Francesca d’Amato- Città Del Vaticano
Lo sport è un alleato della salute e può aiutare nella cura di alcune patologie. È questo il punto di partenza dell’ultimo numero di “A scuola di salute”, il magazine multimediale dell’Istituto per la Salute dell’Ospedale Bambino Gesù. Nello studio si sottolinea che la sedentarietà è una delle cause scatenanti di molte malattie. La pandemia, in particolare, ha generato un forte impatto non solo fisico, ma anche a livello cognitivo nei più piccoli.
I benefici dello sport
Lo sport, oltre a favorire il benessere mentale, è un valido mezzo di prevenzione per l’insorgenza di malattie gravi. Soprattutto è un valido supporto per contrastare le conseguenze di malattie come asma, cardiopatia congenita, ipertensione arteriosa e disabilità motoria. I doveri scolastici e gli impegni quotidiani dei bambini non devono essere in alcun modo limitanti per la pratica dell’attività fisica. Dallo studio “A scuola di salute” emerge che dal binomio studio e sport scaturiscono importanti benefici. Lo sport contribuisce al rendimento scolastico e fornisce solide basi per una sana autostima, uno sviluppo cognitivo, sociale e affettivo, con delle conseguenze positive su ogni ambito della vita.
Quando iniziare ad allenarsi
Dallo studio emerge anche che la data di inizio per praticare sport si lega a diverse variabili. “Questo perché dipende da tantissimi fattori”, afferma la dottoressa Giulia Cafiero dell’Ospedale Pediatrico Bambino Gesù: “non solo dall’età anagrafica, ma anche dallo sviluppo puberale, che è connesso con lo sviluppo della massa ossea e con il livello di coordinazione motoria. Ogni bambino ha un suo percorso e un suo vissuto, quindi non è uguale per tutti”, prosegue la dottoressa Cafiero. “Dipende anche dalle inclinazioni individuali, dal contesto familiare e dalle disponibilità delle infrastrutture”. Ogni ragazzo deve intraprendere un percorso esclusivamente personale, che dipende da tanti altri fattori correlati.
Le cause per cui non si pratica sport
Tra le cause principali della sedentarietà in Italia ci sono l’indisponibilità delle infrastrutture e la mancanza di tempo. “Soprattutto nelle grandi città dove gli spostamenti sono molto difficili; alcune volte i genitori fanno fatica a portare i bambini in palestra, o in piscina”, afferma Giulia Cafiero. “Altre volte questa sedentarietà dipende proprio dall’esempio che diamo noi adulti. In una famiglia di sportivi è per esempio più facile praticare attività fisica e quindi deve partire dal genitore” la spinta a far svolgere attività fisica ai propri figli. Emerge anche una mancata educazione sull’importanza di praticare sport: “fino all’anno scorso, nelle scuole primarie non c’era il maestro di educazione fisica e le altre maestre di italiano o di matematica, non erano preparate a proporre la materia”, afferma la dottoressa Cafiero. “Nella fase dell’adolescenza quando un ragazzo non ama lo sport, è difficile farlo appassionare in sole due ore di scuola”.

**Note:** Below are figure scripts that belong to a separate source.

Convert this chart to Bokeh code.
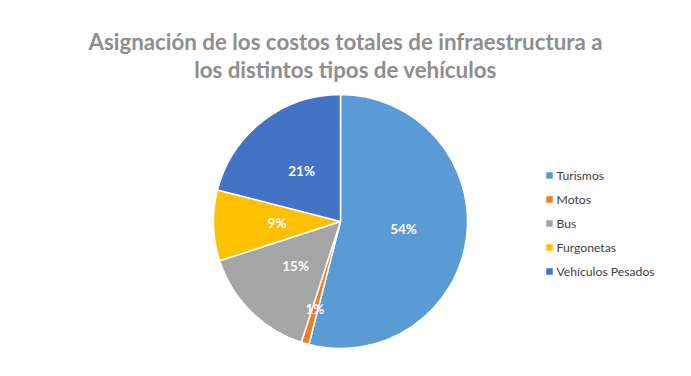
import math
from bokeh.plotting import figure
from bokeh.models import Range1d, ColumnDataSource
from bokeh.core.properties import value
from bokeh.embed import file_html
from bokeh.resources import INLINE

categories = ["Turismos", "Motos", "Bus", "Furgonetas", "Vehículos Pesados"]
percents = [54, 1, 15, 9, 21]
colors = ["#5B9BD5", "#ED7D31", "#A5A5A5", "#FFC000", "#4472C4"]
title_lines = ["Asignación de los costos totales de infraestructura a",
               "los distintos tipos de vehículos"]

W, H = 691, 376
p = figure(width=W, height=H, output_backend="svg", toolbar_location=None,
           x_range=Range1d(0, W), y_range=Range1d(0, H), min_border=0)
p.axis.visible = False
p.grid.visible = False
p.outline_line_color = None
p.background_fill_color = "white"

cx, cy, R = 340, 376 - 221, 127
total = sum(percents)
starts, ends, lx, ly, labels = [], [], [], [], []
cum = 0.0
for v in percents:
    a0 = math.pi / 2 - 2 * math.pi * cum / total
    a1 = math.pi / 2 - 2 * math.pi * (cum + v) / total
    starts.append(a0)
    ends.append(a1)
    mid = (a0 + a1) / 2
    rr = R * (0.5 if v >= 3 else 0.72)
    lx.append(cx + rr * math.cos(mid))
    ly.append(cy + rr * math.sin(mid))
    labels.append(f"{v}%")
    cum += v

src = ColumnDataSource(dict(start=starts, end=ends, color=colors, lx=lx, ly=ly, label=labels))
p.wedge(x=cx, y=cy, radius=R, start_angle="start", end_angle="end", direction="clock",
        fill_color="color", line_color="white", line_width=1.5, source=src)
p.text(x="lx", y="ly", text="label", source=src, text_color="white",
       text_font=value("Lato"), text_font_style="bold", text_font_size="13.5px",
       text_align="center", text_baseline="middle")

# title
p.text(x=[345, 345], y=[376 - 41, 376 - 69], text=title_lines, text_color="#8E8E8E",
       text_font=value("Lato"), text_font_style="bold", text_font_size="22.3px",
       text_align="center", text_baseline="middle")

# legend
n = len(categories)
leg_y = [376 - (175 + 24 * i) for i in range(n)]
p.scatter(x=[549] * n, y=leg_y, marker="square", size=6.5, fill_color=colors, line_color=None)
p.text(x=[556] * n, y=leg_y, text=categories, text_color="#404040",
       text_font=value("Lato"), text_font_size="12.2px",
       text_align="left", text_baseline="middle")

open("out.html", "w").write(file_html(p, INLINE))
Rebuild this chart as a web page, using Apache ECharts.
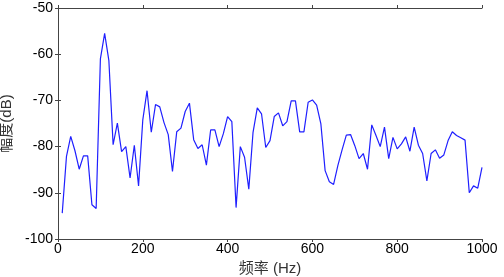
<!DOCTYPE html>
<html>
<head>
<meta charset="utf-8">
<script src="https://cdn.jsdelivr.net/npm/echarts@6/dist/echarts.min.js"></script>
<style>
  html, body { margin: 0; padding: 0; background: #fff; }
  #chart { width: 504px; height: 277px; }
</style>
</head>
<body>
<div id="chart"></div>
<script>
// 频率 (Hz)
const freqs = [
  10, 20, 30, 40, 50, 60, 70, 80, 90, 100,
  110, 120, 130, 140, 150, 160, 170, 180, 190, 200,
  210, 220, 230, 240, 250, 260, 270, 280, 290, 300,
  310, 320, 330, 340, 350, 360, 370, 380, 390, 400,
  410, 420, 430, 440, 450, 460, 470, 480, 490, 500,
  510, 520, 530, 540, 550, 560, 570, 580, 590, 600,
  610, 620, 630, 640, 650, 660, 670, 680, 690, 700,
  710, 720, 730, 740, 750, 760, 770, 780, 790, 800,
  810, 820, 830, 840, 850, 860, 870, 880, 890, 900,
  910, 920, 930, 940, 950, 960, 970, 980, 990, 1000
];
// 幅度 (dB)
const amps = [
  -94.4, -82.1, -77.8, -80.9, -84.9, -82.0, -82.0, -92.6, -93.4, -61.0,
  -55.5, -61.4, -79.6, -74.9, -81.1, -80.0, -86.8, -79.7, -88.5, -74.2,
  -67.9, -76.9, -70.9, -71.4, -74.8, -77.4, -85.4, -76.8, -76.0, -72.4,
  -70.6, -78.5, -80.4, -79.6, -84.0, -76.4, -76.4, -80.0, -77.2, -73.5,
  -74.6, -93.2, -80.0, -82.3, -89.2, -76.9, -71.6, -72.9, -80.2, -78.7,
  -73.5, -72.7, -75.5, -74.6, -70.1, -70.1, -76.8, -76.8, -70.4, -69.9,
  -71.0, -75.1, -85.2, -87.6, -88.2, -84.1, -80.7, -77.5, -77.4, -79.8,
  -82.6, -81.5, -84.9, -75.3, -77.6, -80.0, -75.8, -82.6, -78.0, -80.5,
  -79.4, -77.9, -81.0, -75.8, -79.7, -81.5, -87.4, -81.5, -80.7, -82.5,
  -81.8, -78.7, -76.8, -77.6, -78.1, -78.6, -90.0, -88.5, -89.0, -84.5
];

const lineData = freqs.map((f, i) => [f, amps[i]]);

const axisColor = "#444";
const fontFamily = "'Liberation Sans', Arial, 'Noto Sans CJK SC', sans-serif";

const chart = echarts.init(document.getElementById("chart"));

const frameAxis = {
  axisLine: { show: true, lineStyle: { color: axisColor, width: 1 } },
  axisTick: { show: true, inside: false, length: 3, lineStyle: { color: axisColor } },
  splitLine: { show: false }
};

const option = {
  animation: false,
  grid: { left: 58, right: 22, top: 8, bottom: 38, containLabel: false, outerBoundsMode: "none" },
  xAxis: [
    {
      type: "value", min: 0, max: 1000, interval: 200, position: "bottom",
      name: "频率 (Hz)", nameLocation: "middle", nameGap: 17,
      nameTextStyle: { color: "#333", fontSize: 15, fontFamily: fontFamily },
      axisLabel: { color: "#000", fontSize: 14, margin: 3, fontFamily: fontFamily,
        formatter: v => String(v) },
      ...frameAxis
    },
    {
      type: "value", min: 0, max: 1000, interval: 200, position: "top",
      axisLabel: { show: false },
      ...frameAxis
    }
  ],
  yAxis: [
    {
      type: "value", min: -100, max: -50, interval: 10, position: "left",
      name: "幅度(dB)", nameLocation: "middle", nameGap: 36, nameRotate: 90,
      nameTextStyle: { color: "#333", fontSize: 15, fontFamily: fontFamily },
      axisLabel: { color: "#000", fontSize: 14, margin: 5, fontFamily: fontFamily },
      ...frameAxis
    },
    {
      type: "value", min: -100, max: -50, interval: 10, position: "right",
      axisLabel: { show: false },
      ...frameAxis
    }
  ],
  series: [
    {
      type: "line",
      data: lineData,
      showSymbol: false,
      lineStyle: { color: "#1f1fff", width: 1.2 },
      itemStyle: { color: "#1f1fff" }
    }
  ]
};

chart.setOption(option);
</script>
</body>
</html>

L’importanza dello sport nei bambini disabili
Uno dei dati fondamentali di questo studio risiede nel fatto che l’attività fisica può essere serenamente praticata anche dai bambini disabili. Lo sport, eseguito nei tempi e nei modi dovuti, può avere delle conseguenze positive al livello cardiovascolare, ma soprattutto può integrare maggiormente il singolo nella sfera sociale. Spesso purtroppo sono gli stessi genitori o insegnanti a limitare il bambino stesso nel praticare attività fisica, per paura di peggiorare il suo stato di disabilità. “Lo sport migliora la qualità e l’aspettativa di vita, nei ragazzi sani e con patologia e può essere un importante momento di condivisione”, ha affermato la dottoressa Giulia Cafiero.